EDITORIAL
Op-Ed; Layoffs don't prove DA is purging foes
THOMAS M. KEANE JR.

11/27/2002
Boston Herald
All Editions
029
(Copyright 2002)

It's hard to figure out what's going on at the Suffolk County District Attorney's office.

Last Friday 15 staffers were given notice and the office is filled with rumors that another 20 are slotted for termination. Is it just, as new DA Daniel Conley says, a combination of housecleaning and staff cuts in response to tough budget cuts?

Or is it, as others suspect, something darker: Allowing politics to dictate who is fired, who is hired, perhaps even who is prosecuted?

Conley has been the subject of an unusual degree of animosity from the day he first became DA.

Immediately after he was appointed in February by acting Gov. Jane Swift, the dimes started dropping. Conley was intent on turning the office into a haven for hacks, some insisted. He was going to fire top staff. He would turn the clock back to the bad old days, reversing a successful policy of community outreach to minority neighborhoods.

In fact, little of that occurred. Conley went out of his way to stress his commitment to the policies of his predecessor Ralph Martin, who was both enormously popular and the county's first black district attorney.

Although some staffers left, turnover in the office was actually less than in prior years. Conley vowed to run the office as a meritocracy and seemed to keep his word.

But all of that was viewed with suspicion too. Conley was facing an election and some speculated he was biding his time. Just wait until he wins, was the warning.

And Conley did win, decisively. Still, it was an election marked by a bizarre and tragic event. His opponent for the Democratic primary and a Martin protege, Boston City Councilor Brian Honan, died suddenly in July from complications following cancer surgery. Honan's followers were distraught as they watched Conley win the primary by default. The same pretty much occurred in the November general election, when Conley's only opponents were two underfunded independents. Conley won never having faced a serious challenge.

And now? Securely in office for four years, Conley can do pretty much anything he wants. And certainly, it seemed, the warnings of the dime-droppers came true when Conley announced his list of terminations.

Some of those who were fired (none of whom would speak for attribution) are harshly critical. One said the new DA is "showing his true colors," claiming Conley only cut people who had not supported him during the campaign. Under Martin, the staffer said, "It was a different era. Now it's going backward."
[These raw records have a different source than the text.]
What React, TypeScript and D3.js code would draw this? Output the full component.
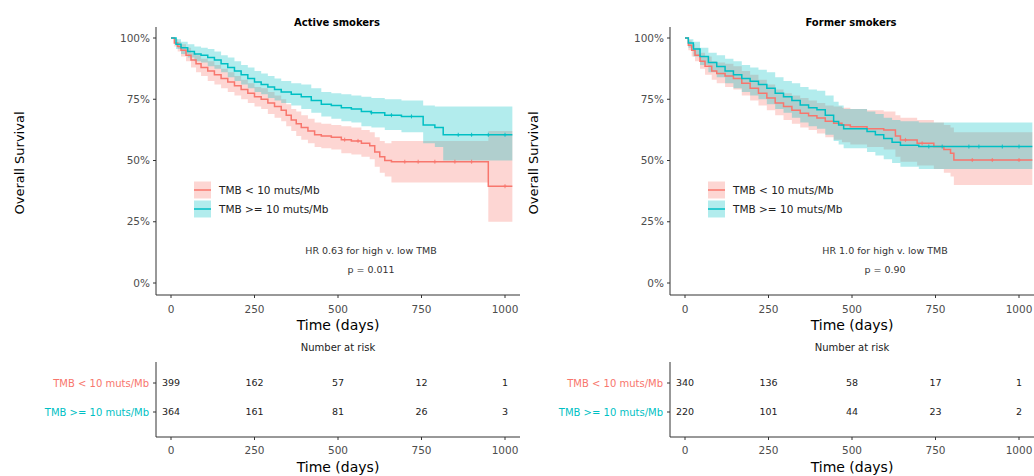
import React from "react";
import * as d3 from "d3";

const RED = "#F8766D";
const CYAN = "#00BFC4";

// ---------- Data ----------
const panelTitles = ["Active smokers", "Former smokers"];
const hrTexts = ["HR 0.63 for high v. low TMB", "HR 1.0 for high v. low TMB"];
const pTexts = ["p = 0.011", "p = 0.90"];
const groupLabels = ["TMB < 10 muts/Mb", "TMB >= 10 muts/Mb"];
const xTicks = [0, 250, 500, 750, 1000];
const yTicks = [0, 0.25, 0.5, 0.75, 1];

// Active smokers, low TMB
const activeLowT = [0,10,20,30,45,60,75,90,110,130,150,170,190,210,230,250,270,290,310,330,345,360,375,390,410,430,450,480,510,540,570,595,610,625,640,660,950,1022];
const activeLowS = [100,98,96.5,95,93,91,89.5,88,86.5,85,83.5,82,80.5,79,77.5,76,75,73.5,72,70.5,68.5,66.5,65,63.5,62,60.5,60,59.5,58.5,58,57,56,53.5,51.5,50,49.5,39.5,39.5];
const activeLowLo = [100,96.5,94.5,92.5,90.5,88,86,84.5,82.5,81,79.5,78,76.5,75,73.5,72,71,69,67.5,66,64,62,60,58.5,57,55.5,55,54.5,53,52.5,51.5,50.5,47.5,45,43.5,41,25,25];
const activeLowHi = [100,99.5,98.5,97.5,96,94,93,91.5,90.5,89,87.5,86,84.5,83,81.5,80,79.5,78,76.5,75,73,71,70,68.5,67,65.5,65,64.5,64,63.5,62.5,61.5,59.5,58,57,58,62,62];
const activeLowCens = [520, 560, 700, 740, 790, 850, 900, 1000];

// Active smokers, high TMB
const activeHighT = [0,15,30,50,70,90,110,130,150,170,190,210,230,250,270,290,310,330,360,390,420,450,480,510,540,570,600,640,690,755,790,815,1022];
const activeHighS = [100,97.5,96,94.5,93.5,93,92,91,89.5,88,86.5,85,83.5,82,81,80,79,78,77,76,74.5,73,72.5,71.5,71,70,69.5,68.5,68,64.5,63.5,60.5,60.5];
const activeHighLo = [100,95.5,93.5,92,90.5,90,88.5,87.5,86,84,82.5,81,79.5,78,77,75.5,74.5,73.5,72.5,71,69.5,68,67,66,65.5,64,63.5,62.5,61.5,57,55.5,50,50];
const activeHighHi = [100,99.5,98.5,97.5,96.5,96,95.5,94.5,93,92,90.5,89,88,86.5,85.5,84.5,83.5,82.5,81.5,81,79.5,78,77.5,77,76.5,76,75.5,75,74.5,72.5,72,72,72];
const activeHighCens = [600, 660, 720, 860, 900, 950, 1000];

// Former smokers, low TMB
const formerLowT = [0,10,20,30,45,60,80,95,120,145,170,195,220,245,270,295,320,345,370,395,420,445,470,495,545,595,630,645,695,745,775,795,805,1040];
const formerLowS = [100,97,95,93,90.5,88.5,86.5,85.5,84.5,83.5,81.5,79.5,77.5,75.5,73.5,72,70.5,69.3,68.3,67.3,66,65.2,64.5,63.8,63,62.5,60,58.4,57,55.7,54.5,53,50.2,50.2];
const formerLowLo = [100,95,92.5,90.5,87.5,85,83,81.5,80,79,76.5,74.5,72.5,70.5,68.5,66.5,65,63.5,62.5,61,59.5,58.5,57.5,56.5,55.5,54.5,51.5,49.5,48,46.5,45,43.5,40,40];
const formerLowHi = [100,99,97.5,96,94,92.5,90.5,90,89.5,88.5,86.5,85,83,81,79,77.5,76.5,75.5,74.5,73.5,72.5,72,71.5,71,70.5,70,68.5,67.5,66.5,65.5,64.5,63.5,61.5,61.5];
const formerLowCens = [660, 710, 860, 920, 1000];

// Former smokers, high TMB
const formerHighT = [0,10,25,45,70,95,120,145,170,195,220,245,270,295,320,345,370,395,420,445,460,475,545,570,595,620,645,700,1040];
const formerHighS = [100,98,95.5,92.5,90,88.4,86.5,85,83.5,82.3,81,79.5,77.5,76,74.5,72.7,71.5,70.7,68.5,65.9,64.5,63,61.8,60.5,59,57.5,56.2,55.7,55.7];
const formerHighLo = [100,96,92.5,89,86,84,81.5,79.5,78,76.5,75,73,71,69.5,67.5,65.5,64,63,60.5,58,56.5,55,53.5,52,50.5,49,47.5,46.5,46.5];
const formerHighHi = [100,99.5,98.5,96,94,93,91.5,90.5,89,88,87,86,84,82.5,81.5,80,79,78.5,76.5,74,72.5,71,70,69,67.5,66.5,66,65.5,65.5];
const formerHighCens = [730, 770, 850, 880, 950, 1000];

// Numbers at risk
const activeRiskLow = [399, 162, 57, 12, 1];
const activeRiskHigh = [364, 161, 81, 26, 3];
const formerRiskLow = [340, 136, 58, 17, 1];
const formerRiskHigh = [220, 101, 44, 23, 2];

type Curve = { t: number[]; s: number[]; lo: number[]; hi: number[]; cens: number[]; color: string };

const panels = [
  {
    title: panelTitles[0], hr: hrTexts[0], p: pTexts[0],
    curves: [
      { t: activeLowT, s: activeLowS, lo: activeLowLo, hi: activeLowHi, cens: activeLowCens, color: RED },
      { t: activeHighT, s: activeHighS, lo: activeHighLo, hi: activeHighHi, cens: activeHighCens, color: CYAN },
    ] as Curve[],
    risk: [activeRiskLow, activeRiskHigh],
  },
  {
    title: panelTitles[1], hr: hrTexts[1], p: pTexts[1],
    curves: [
      { t: formerLowT, s: formerLowS, lo: formerLowLo, hi: formerLowHi, cens: formerLowCens, color: RED },
      { t: formerHighT, s: formerHighS, lo: formerHighLo, hi: formerHighHi, cens: formerHighCens, color: CYAN },
    ] as Curve[],
    risk: [formerRiskLow, formerRiskHigh],
  },
];

const FONT = "DejaVu Sans";
const AXIS = "#333333";
const TICKTXT = "#4D4D4D";

function survAt(c: Curve, time: number) {
  let v = c.s[0];
  for (let i = 0; i < c.t.length; i++) if (c.t[i] <= time) v = c.s[i];
  return v;
}

function Panel({ dx, panel }: { dx: number; panel: typeof panels[0] }) {
  const x = d3.scaleLinear().domain([0, 1000]).range([171, 505]);
  const y = d3.scaleLinear().domain([0, 1]).range([283, 38]);
  const axX0 = 156, axX1 = 520, axY = 295, axTop = 27;

  return (
    <g transform={`translate(${dx},0)`} fontFamily={FONT}>
      <text x={337} y={26} textAnchor="middle" fontSize={10} fontWeight="bold" fill="#000">{panel.title}</text>
      <text transform="translate(24,163) rotate(-90)" textAnchor="middle" fontSize={13} fill="#000">Overall Survival</text>

      {panel.curves.map((c, k) => {
        const idx = d3.range(c.t.length);
        const a = d3
          .area<number>()
          .x((i) => x(c.t[i]))
          .y0((i) => y(c.lo[i] / 100))
          .y1((i) => y(c.hi[i] / 100))
          .curve(d3.curveStepAfter);
        return <path key={"b" + k} d={a(idx) || ""} fill={c.color} fillOpacity={0.3} stroke="none" />;
      })}
      {panel.curves.map((c, k) => {
        const idx = d3.range(c.t.length);
        const l = d3
          .line<number>()
          .x((i) => x(c.t[i]))
          .y((i) => y(c.s[i] / 100))
          .curve(d3.curveStepAfter);
        return <path key={"l" + k} d={l(idx) || ""} fill="none" stroke={c.color} strokeWidth={1.5} />;
      })}
      {panel.curves.map((c, k) =>
        c.cens.map((ct, j) => {
          const cx = x(ct), cy = y(survAt(c, ct) / 100);
          return (
            <path key={`c${k}-${j}`} d={`M${cx},${cy - 2}V${cy + 2}M${cx - 1.5},${cy}H${cx + 1.5}`} stroke={c.color} strokeWidth={0.9} />
          );
        })
      )}

      <line x1={axX0} x2={axX0} y1={axTop} y2={axY} stroke={AXIS} strokeWidth={1} />
      <line x1={axX0} x2={axX1} y1={axY} y2={axY} stroke={AXIS} strokeWidth={1} />
      {yTicks.map((v) => (
        <g key={"yt" + v}>
          <line x1={axX0 - 3} x2={axX0} y1={y(v)} y2={y(v)} stroke={AXIS} />
          <text x={axX0 - 6} y={y(v)} dy="0.35em" textAnchor="end" fontSize={10.5} fill={TICKTXT}>{d3.format(".0%")(v)}</text>
        </g>
      ))}
      {xTicks.map((v) => (
        <g key={"xt" + v}>
          <line x1={x(v)} x2={x(v)} y1={axY} y2={axY + 3} stroke={AXIS} />
          <text x={x(v)} y={313} textAnchor="middle" fontSize={10.5} fill={TICKTXT}>{v}</text>
        </g>
      ))}
      <text x={338} y={330} textAnchor="middle" fontSize={14} fill="#000">Time (days)</text>

      {panel.curves.map((c, k) => {
        const cy = 190 + k * 19;
        return (
          <g key={"lg" + k}>
            <rect x={194} y={cy - 8.5} width={17} height={17} fill={c.color} fillOpacity={0.3} />
            <line x1={194} x2={211} y1={cy} y2={cy} stroke={c.color} strokeWidth={1.5} />
            <text x={219} y={cy} dy="0.35em" fontSize={10.5} fill="#222">{groupLabels[k]}</text>
          </g>
        );
      })}

      <text x={371} y={254} textAnchor="middle" fontSize={9.5} fill="#333">{panel.hr}</text>
      <text x={371} y={273} textAnchor="middle" fontSize={9.5} fill="#333">{panel.p}</text>

      <text x={338} y={351} textAnchor="middle" fontSize={10} fill="#222">Number at risk</text>
      <line x1={axX0} x2={axX0} y1={362} y2={437} stroke={AXIS} />
      <line x1={axX0} x2={axX1} y1={437} y2={437} stroke={AXIS} />
      {panel.risk.map((row, k) => {
        const ry = k === 0 ? 383 : 412;
        return (
          <g key={"rk" + k}>
            <line x1={axX0 - 3} x2={axX0} y1={ry} y2={ry} stroke={AXIS} />
            <text x={149} y={ry} dy="0.35em" textAnchor="end" fontSize={10} fill={panel.curves[k].color}>{groupLabels[k]}</text>
            {row.map((n, j) => (
              <text key={j} x={x(xTicks[j])} y={ry} dy="0.35em" textAnchor="middle" fontSize={9.5} fill="#222">{n}</text>
            ))}
          </g>
        );
      })}
      {xTicks.map((v) => (
        <g key={"rxt" + v}>
          <line x1={x(v)} x2={x(v)} y1={437} y2={440} stroke={AXIS} />
          <text x={x(v)} y={454} textAnchor="middle" fontSize={10.5} fill={TICKTXT}>{v}</text>
        </g>
      ))}
      <text x={338} y={472} textAnchor="middle" fontSize={14} fill="#000">Time (days)</text>
    </g>
  );
}

export default function App() {
  return (
    <svg width={1034} height={476} style={{ position: "absolute", left: 0, top: 0, background: "#fff" }}>
      <rect width={1034} height={476} fill="#fff" />
      <Panel dx={0} panel={panels[0]} />
      <Panel dx={514} panel={panels[1]} />
    </svg>
  );
}
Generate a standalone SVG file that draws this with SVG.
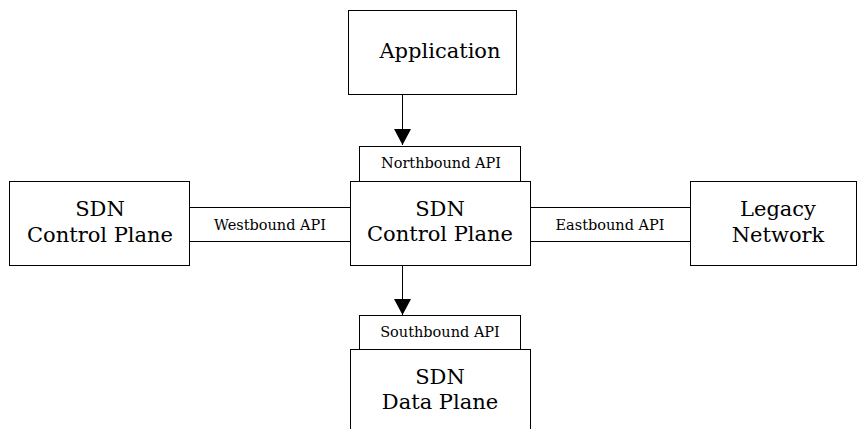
<svg xmlns="http://www.w3.org/2000/svg" width="858" height="429" viewBox="0 0 858 429">
  <style>
    .box { fill: #ffffff; stroke: #000000; stroke-width: 1; }
    .wire { fill: none; stroke: #000000; stroke-width: 1; }
    .big { font-family: "DejaVu Serif", "Liberation Serif", serif; font-size: 21px; fill: #000000; text-anchor: middle; }
    .small { font-family: "DejaVu Serif", "Liberation Serif", serif; font-size: 14.5px; fill: #000000; text-anchor: middle; }
  </style>
  <defs>
    <marker id="arrow" markerWidth="16" markerHeight="17" refX="16" refY="8.5" orient="auto" markerUnits="userSpaceOnUse">
      <path d="M0,0 L16,8.5 L0,17 Z" fill="#000000"/>
    </marker>
  </defs>
  <rect width="858" height="429" fill="#ffffff"/>

  <!-- connectors -->
  <g id="connectors">
    <line class="wire" x1="402.5" y1="94" x2="402.5" y2="145" marker-end="url(#arrow)"/>
    <line class="wire" x1="402.5" y1="265" x2="402.5" y2="315" marker-end="url(#arrow)"/>
    <!-- westbound band -->
    <line class="wire" x1="189" y1="207.5" x2="350" y2="207.5"/>
    <line class="wire" x1="189" y1="241.5" x2="350" y2="241.5"/>
    <!-- eastbound band -->
    <line class="wire" x1="530" y1="207.5" x2="691" y2="207.5"/>
    <line class="wire" x1="530" y1="241.5" x2="691" y2="241.5"/>
    <text class="small" x="270" y="230">Westbound API</text>
    <text class="small" x="610" y="230">Eastbound API</text>
  </g>

  <g id="application">
    <rect class="box" x="348.5" y="10.5" width="168" height="84"/>
    <text class="big" x="440" y="58">Application</text>
  </g>

  <g id="northbound-api">
    <rect class="box" x="359.5" y="146.5" width="161" height="35"/>
    <text class="small" x="441" y="168">Northbound API</text>
  </g>

  <g id="sdn-control-center">
    <rect class="box" x="350.5" y="181.5" width="180" height="84"/>
    <text class="big" x="440" y="216">SDN</text>
    <text class="big" x="440" y="241">Control Plane</text>
  </g>

  <g id="sdn-control-west">
    <rect class="box" x="9.5" y="181.5" width="180" height="84"/>
    <text class="big" x="100" y="216">SDN</text>
    <text class="big" x="100" y="242">Control Plane</text>
  </g>

  <g id="legacy-network">
    <rect class="box" x="690.5" y="181.5" width="166" height="84"/>
    <text class="big" x="778" y="216">Legacy</text>
    <text class="big" x="778" y="242">Network</text>
  </g>

  <g id="southbound-api">
    <rect class="box" x="359.5" y="315.5" width="161" height="34"/>
    <text class="small" x="440" y="337">Southbound API</text>
  </g>

  <g id="sdn-data-plane">
    <rect class="box" x="350.5" y="349.5" width="180" height="90"/>
    <text class="big" x="440" y="384">SDN</text>
    <text class="big" x="440" y="409">Data Plane</text>
  </g>
</svg>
Still another pointed to Conley cutting four of the six positions in the special prosecutions unit, which goes after white-collar criminals. It was "decimated," the staffer suspects, "because it ruffled the feathers of well-known people."

Yet Conley makes a strong case for his actions.

The new DA came into office with a difficult management problem. Over the last two years, the DA's office has seen its budget cut by $1.4 million, from $13.7 million to $12.3 million. At the same time, Conley says, staff salaries had shot up. He found himself with too- expensive people and too-little funds. The only choice was to cut jobs and replace critical positions with less costly staff.

Conley says he has spent much of his tenure in office evaluating the people he had, trying to figure out who was most effective and where his priorities lay. He then announced his cuts last Friday. Conley's chief of staff, John Towle, explicitly denies there will be any further terminations, either now or in 2003 - unless there are more budget cuts. Conley figures about half of those fired will be replaced with less expensive staff. Other positions, such as the director of community relations and some secretarial jobs, will be eliminated.

As for the special prosecutions unit, Towle denies there was any effort to undercut its work. Instead, he says, Conley intends to rebuild the unit, giving it a high-tech focus and, he says, making it more aggressive in going after white-collar crime than it has been in the past.

So who's right? In truth, it's not possible to make the call on this one. There's a "Saint Ralph" quality to the former DA; any change by Conley is seen by some as sacrilege. Yet Conley clearly has the right to set his own course - and a reduced budget makes it inevitable that some jobs are cut.

And this should be noted. In conversations, Conley seems sincere. He takes no glee out of his layoffs. He strongly dismisses notions of political vengeance and he continues to talk about the DA's office in the same lofty tones as he did during the campaign. He knows he is being watched, particularly by leaders in the city's minority communities. He knows also that, in time, it will be his effectiveness, not the internal politics of his office, that will matter most.